Chancellor Kaya Henderson, head the of the District of Columbia public school system, recently announced that the district would suspend the practice of using student test scores to evaluate teacher performance while students adjust to new tests based on the Common Core standards.
The District of Columbia public school system was one of the first in the country to evaluate teachers using student test scores. My hope is that others districts around the country will follow the district’s recent move, and that they will ultimately realize that evaluating teachers based on student test scores is an invalid measure of teacher performance.
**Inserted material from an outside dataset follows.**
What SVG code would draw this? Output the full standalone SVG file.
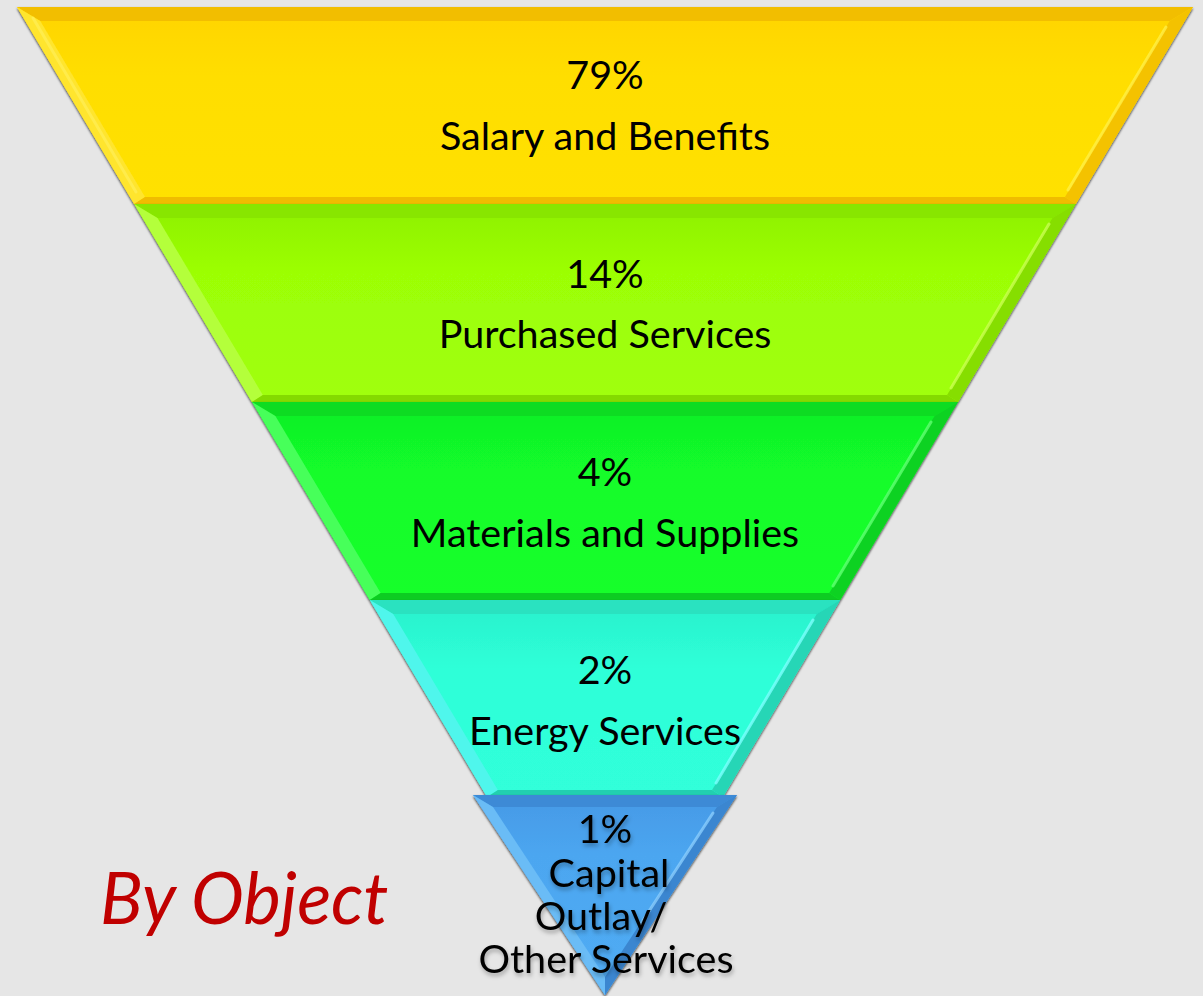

Chancellor Henderson went on to say that it wouldn’t be fair to use the new tests until a baseline is established and any complications are worked out. That remark alone should be an indicator of why using student scores to evaluate teachers doesn’t work. After all, if student tests were a valid measure of teacher performance, why should the new tests pose complications or need baselines established?
The fact is that using standardized tests to evaluate teacher performance is a political, not an educational, decision. No research justifies the use of such tests for this purpose. In fact, using any standardized test for this purpose is invalid and unreliable. There are just too many extraneous factors.
If we really want to improve teaching, we should look to develop models of effective evaluation rather than pursuing problematic schemes that measure teachers, create disincentives for teaching hi-need students, offer no useful feedback on how to improve teaching practice, and risk driving some of the best teachers out of the profession.